=== Material supplied ===
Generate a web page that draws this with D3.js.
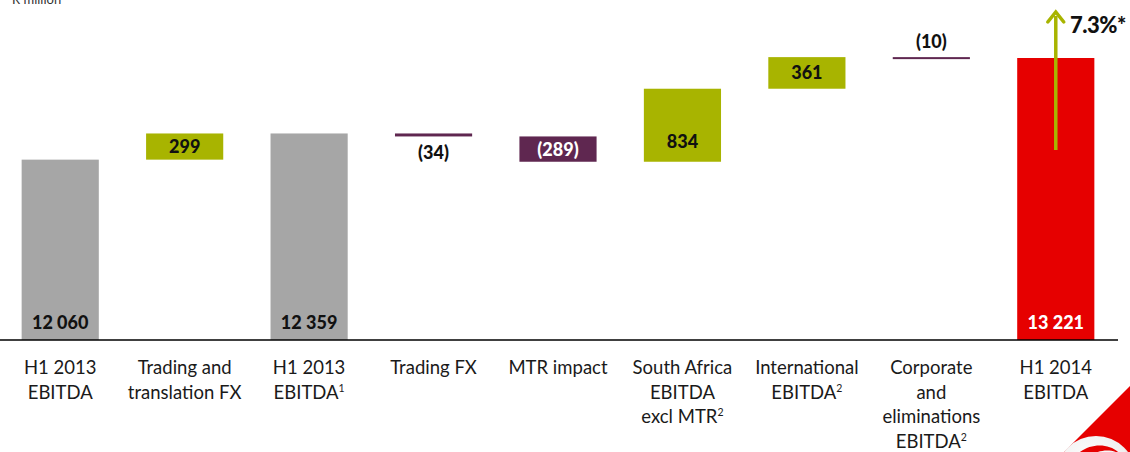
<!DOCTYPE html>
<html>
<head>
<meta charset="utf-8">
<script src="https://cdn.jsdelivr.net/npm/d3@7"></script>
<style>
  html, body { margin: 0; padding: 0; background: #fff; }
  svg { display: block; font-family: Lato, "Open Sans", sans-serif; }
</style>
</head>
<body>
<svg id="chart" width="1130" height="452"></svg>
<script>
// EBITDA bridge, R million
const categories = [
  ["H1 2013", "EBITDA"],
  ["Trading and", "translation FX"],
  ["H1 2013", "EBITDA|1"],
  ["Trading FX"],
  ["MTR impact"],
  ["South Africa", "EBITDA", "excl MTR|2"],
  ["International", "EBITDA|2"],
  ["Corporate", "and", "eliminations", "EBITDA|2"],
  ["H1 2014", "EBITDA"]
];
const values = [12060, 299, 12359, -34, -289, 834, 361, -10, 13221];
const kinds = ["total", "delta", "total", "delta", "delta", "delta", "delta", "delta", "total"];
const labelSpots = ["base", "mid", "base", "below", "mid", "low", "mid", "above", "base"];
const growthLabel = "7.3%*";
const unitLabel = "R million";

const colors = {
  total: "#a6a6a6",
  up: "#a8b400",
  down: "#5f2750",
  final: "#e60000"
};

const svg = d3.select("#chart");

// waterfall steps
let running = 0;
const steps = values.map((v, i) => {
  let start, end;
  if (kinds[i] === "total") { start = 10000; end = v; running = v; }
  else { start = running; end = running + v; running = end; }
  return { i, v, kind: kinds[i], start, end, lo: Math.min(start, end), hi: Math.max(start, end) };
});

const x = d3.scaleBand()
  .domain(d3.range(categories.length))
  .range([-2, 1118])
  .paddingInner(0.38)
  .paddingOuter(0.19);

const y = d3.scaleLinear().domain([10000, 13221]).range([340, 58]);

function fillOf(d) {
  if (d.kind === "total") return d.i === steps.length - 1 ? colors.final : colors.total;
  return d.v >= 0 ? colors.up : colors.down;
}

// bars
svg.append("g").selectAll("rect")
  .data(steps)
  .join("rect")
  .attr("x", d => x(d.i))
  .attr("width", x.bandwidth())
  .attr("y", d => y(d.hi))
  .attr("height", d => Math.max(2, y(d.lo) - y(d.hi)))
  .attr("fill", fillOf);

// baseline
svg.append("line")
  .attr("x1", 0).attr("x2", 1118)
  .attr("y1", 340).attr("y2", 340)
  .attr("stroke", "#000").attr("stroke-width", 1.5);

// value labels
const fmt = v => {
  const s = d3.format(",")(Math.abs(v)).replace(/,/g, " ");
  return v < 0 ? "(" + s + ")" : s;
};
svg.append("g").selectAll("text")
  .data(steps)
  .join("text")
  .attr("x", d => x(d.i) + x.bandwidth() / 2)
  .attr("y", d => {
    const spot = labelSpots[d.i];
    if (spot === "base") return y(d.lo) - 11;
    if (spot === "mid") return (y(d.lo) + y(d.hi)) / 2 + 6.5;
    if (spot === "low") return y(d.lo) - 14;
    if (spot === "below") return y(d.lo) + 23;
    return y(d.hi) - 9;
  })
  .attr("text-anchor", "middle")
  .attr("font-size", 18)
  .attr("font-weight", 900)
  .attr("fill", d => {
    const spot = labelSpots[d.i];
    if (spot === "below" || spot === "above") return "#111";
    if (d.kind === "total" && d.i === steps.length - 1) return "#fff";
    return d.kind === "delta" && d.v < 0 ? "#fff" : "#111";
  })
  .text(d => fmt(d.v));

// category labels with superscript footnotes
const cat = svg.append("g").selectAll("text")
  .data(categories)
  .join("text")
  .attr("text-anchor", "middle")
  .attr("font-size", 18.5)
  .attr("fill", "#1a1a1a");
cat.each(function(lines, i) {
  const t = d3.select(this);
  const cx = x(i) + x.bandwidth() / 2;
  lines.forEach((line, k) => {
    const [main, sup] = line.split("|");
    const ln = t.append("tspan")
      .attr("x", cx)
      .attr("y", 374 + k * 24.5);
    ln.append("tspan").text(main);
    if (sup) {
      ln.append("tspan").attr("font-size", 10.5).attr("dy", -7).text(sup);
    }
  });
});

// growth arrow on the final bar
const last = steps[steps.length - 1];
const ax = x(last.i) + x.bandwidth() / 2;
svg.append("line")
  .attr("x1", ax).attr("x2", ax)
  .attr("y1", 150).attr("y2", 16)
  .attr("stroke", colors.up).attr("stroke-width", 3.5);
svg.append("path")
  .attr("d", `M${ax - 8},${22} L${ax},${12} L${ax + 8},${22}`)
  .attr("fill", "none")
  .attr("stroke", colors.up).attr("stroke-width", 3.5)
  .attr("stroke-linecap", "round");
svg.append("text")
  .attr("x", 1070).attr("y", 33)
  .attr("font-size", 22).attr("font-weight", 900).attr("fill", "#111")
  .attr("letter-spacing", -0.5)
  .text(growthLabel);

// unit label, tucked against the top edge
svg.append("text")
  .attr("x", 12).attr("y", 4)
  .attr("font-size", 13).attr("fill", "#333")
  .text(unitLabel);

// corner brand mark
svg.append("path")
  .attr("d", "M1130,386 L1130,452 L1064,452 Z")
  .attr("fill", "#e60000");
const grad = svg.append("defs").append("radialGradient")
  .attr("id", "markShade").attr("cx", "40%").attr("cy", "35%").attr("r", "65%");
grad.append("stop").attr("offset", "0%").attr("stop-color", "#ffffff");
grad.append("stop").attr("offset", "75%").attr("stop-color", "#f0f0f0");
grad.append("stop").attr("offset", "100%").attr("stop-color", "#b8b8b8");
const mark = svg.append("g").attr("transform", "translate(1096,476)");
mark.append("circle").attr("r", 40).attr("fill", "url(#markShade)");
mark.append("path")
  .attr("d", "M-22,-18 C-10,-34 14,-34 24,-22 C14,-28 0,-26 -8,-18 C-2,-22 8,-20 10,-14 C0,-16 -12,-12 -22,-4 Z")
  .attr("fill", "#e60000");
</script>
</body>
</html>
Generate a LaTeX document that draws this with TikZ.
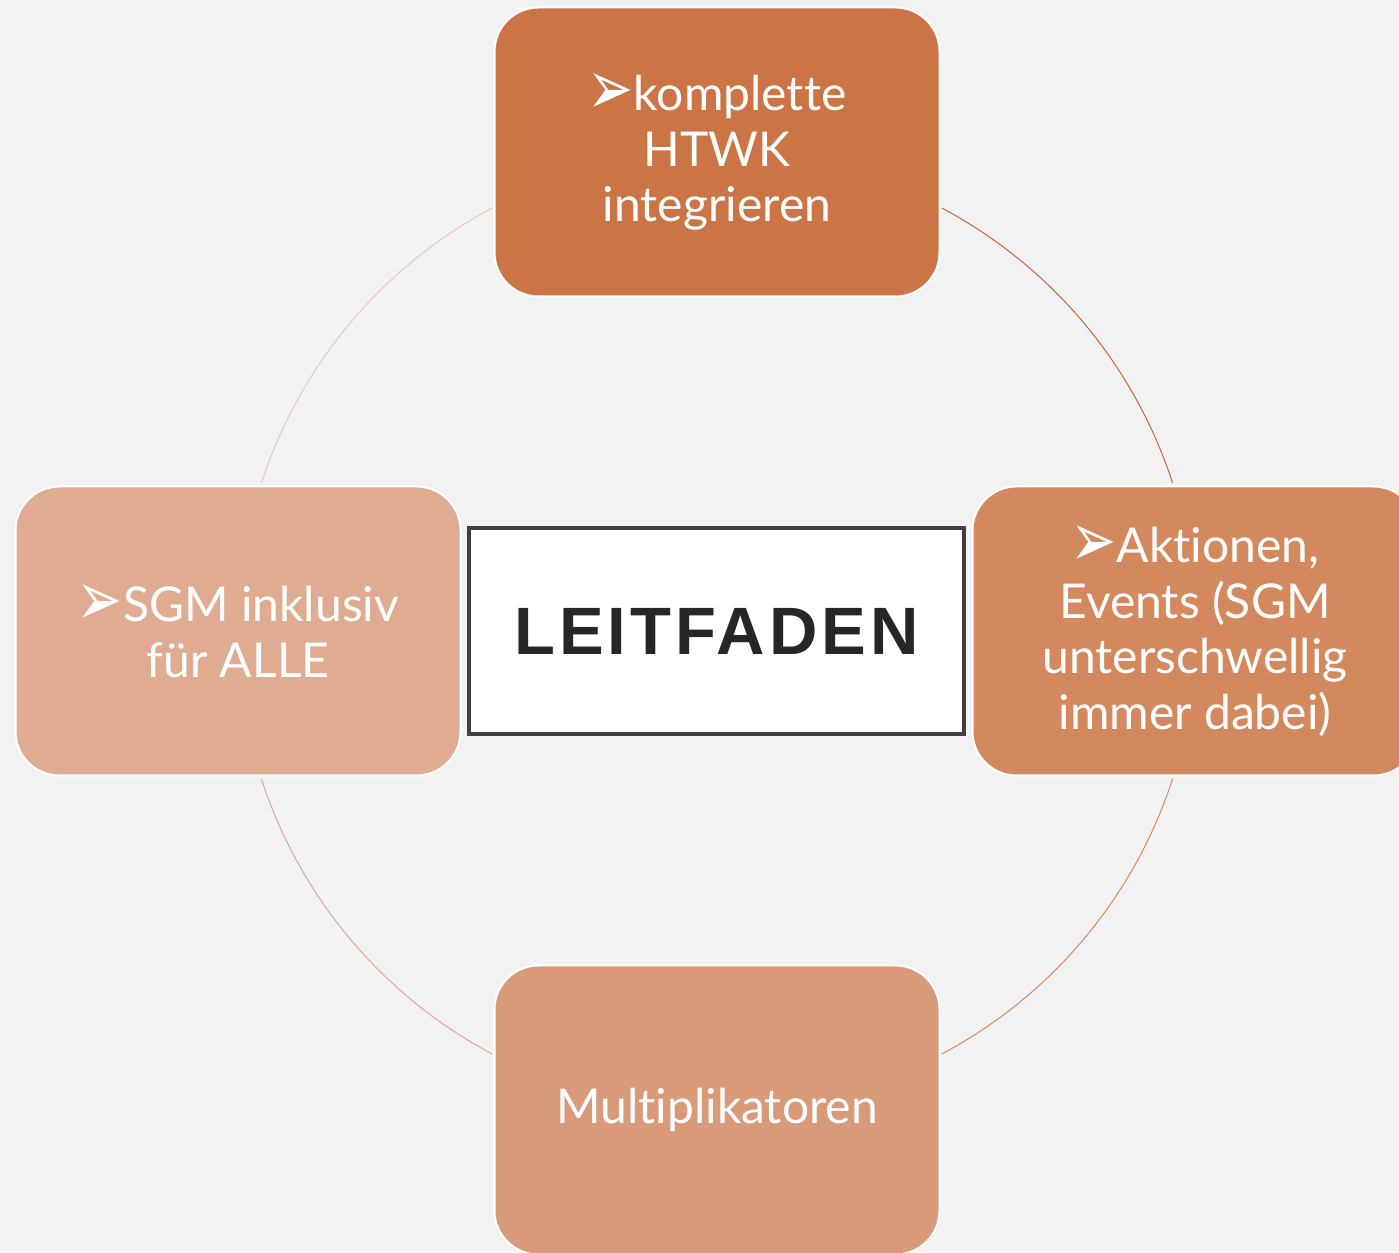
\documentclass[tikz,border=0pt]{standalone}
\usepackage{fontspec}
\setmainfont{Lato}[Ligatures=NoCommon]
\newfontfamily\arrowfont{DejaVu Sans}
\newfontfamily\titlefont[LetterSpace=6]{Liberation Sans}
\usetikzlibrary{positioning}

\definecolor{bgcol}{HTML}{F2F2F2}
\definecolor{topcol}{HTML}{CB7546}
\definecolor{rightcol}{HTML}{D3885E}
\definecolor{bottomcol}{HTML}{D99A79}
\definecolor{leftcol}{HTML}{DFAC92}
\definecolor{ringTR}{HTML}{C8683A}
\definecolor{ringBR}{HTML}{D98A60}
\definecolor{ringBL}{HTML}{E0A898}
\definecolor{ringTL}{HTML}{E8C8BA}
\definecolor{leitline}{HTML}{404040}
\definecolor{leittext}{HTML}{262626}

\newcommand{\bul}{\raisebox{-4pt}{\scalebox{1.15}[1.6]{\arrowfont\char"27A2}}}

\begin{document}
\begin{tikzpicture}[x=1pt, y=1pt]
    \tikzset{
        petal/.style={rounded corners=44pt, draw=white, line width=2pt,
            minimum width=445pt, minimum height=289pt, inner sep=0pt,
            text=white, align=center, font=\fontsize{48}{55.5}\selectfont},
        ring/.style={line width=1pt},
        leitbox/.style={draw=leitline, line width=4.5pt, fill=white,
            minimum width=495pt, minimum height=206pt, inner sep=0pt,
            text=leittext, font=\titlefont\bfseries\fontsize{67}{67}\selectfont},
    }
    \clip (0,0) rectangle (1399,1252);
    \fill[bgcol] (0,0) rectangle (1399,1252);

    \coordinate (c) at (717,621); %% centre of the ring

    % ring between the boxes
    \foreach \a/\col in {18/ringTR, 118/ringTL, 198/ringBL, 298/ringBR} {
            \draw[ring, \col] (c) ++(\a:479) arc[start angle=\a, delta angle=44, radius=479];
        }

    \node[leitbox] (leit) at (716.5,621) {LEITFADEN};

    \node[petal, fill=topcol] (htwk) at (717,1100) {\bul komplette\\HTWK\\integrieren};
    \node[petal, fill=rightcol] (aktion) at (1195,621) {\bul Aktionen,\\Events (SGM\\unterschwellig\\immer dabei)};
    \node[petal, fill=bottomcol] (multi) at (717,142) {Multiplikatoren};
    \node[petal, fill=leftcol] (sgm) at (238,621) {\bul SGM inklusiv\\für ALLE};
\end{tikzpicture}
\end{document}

=== The problem ===
Starting at the line containing "Generate a LaTeX" and stopping after the line containing "of the ring", give the lines again exactly and leave out every image.

=== Full response ===
Generate a LaTeX document that draws this with TikZ.
\documentclass[tikz,border=0pt]{standalone}
\usepackage{fontspec}
\setmainfont{Lato}[Ligatures=NoCommon]
\newfontfamily\arrowfont{DejaVu Sans}
\newfontfamily\titlefont[LetterSpace=6]{Liberation Sans}
\usetikzlibrary{positioning}

\definecolor{bgcol}{HTML}{F2F2F2}
\definecolor{topcol}{HTML}{CB7546}
\definecolor{rightcol}{HTML}{D3885E}
\definecolor{bottomcol}{HTML}{D99A79}
\definecolor{leftcol}{HTML}{DFAC92}
\definecolor{ringTR}{HTML}{C8683A}
\definecolor{ringBR}{HTML}{D98A60}
\definecolor{ringBL}{HTML}{E0A898}
\definecolor{ringTL}{HTML}{E8C8BA}
\definecolor{leitline}{HTML}{404040}
\definecolor{leittext}{HTML}{262626}

\newcommand{\bul}{\raisebox{-4pt}{\scalebox{1.15}[1.6]{\arrowfont\char"27A2}}}

\begin{document}
\begin{tikzpicture}[x=1pt, y=1pt]
    \tikzset{
        petal/.style={rounded corners=44pt, draw=white, line width=2pt,
            minimum width=445pt, minimum height=289pt, inner sep=0pt,
            text=white, align=center, font=\fontsize{48}{55.5}\selectfont},
        ring/.style={line width=1pt},
        leitbox/.style={draw=leitline, line width=4.5pt, fill=white,
            minimum width=495pt, minimum height=206pt, inner sep=0pt,
            text=leittext, font=\titlefont\bfseries\fontsize{67}{67}\selectfont},
    }
    \clip (0,0) rectangle (1399,1252);
    \fill[bgcol] (0,0) rectangle (1399,1252);

    \coordinate (c) at (717,621); %% centre of the ring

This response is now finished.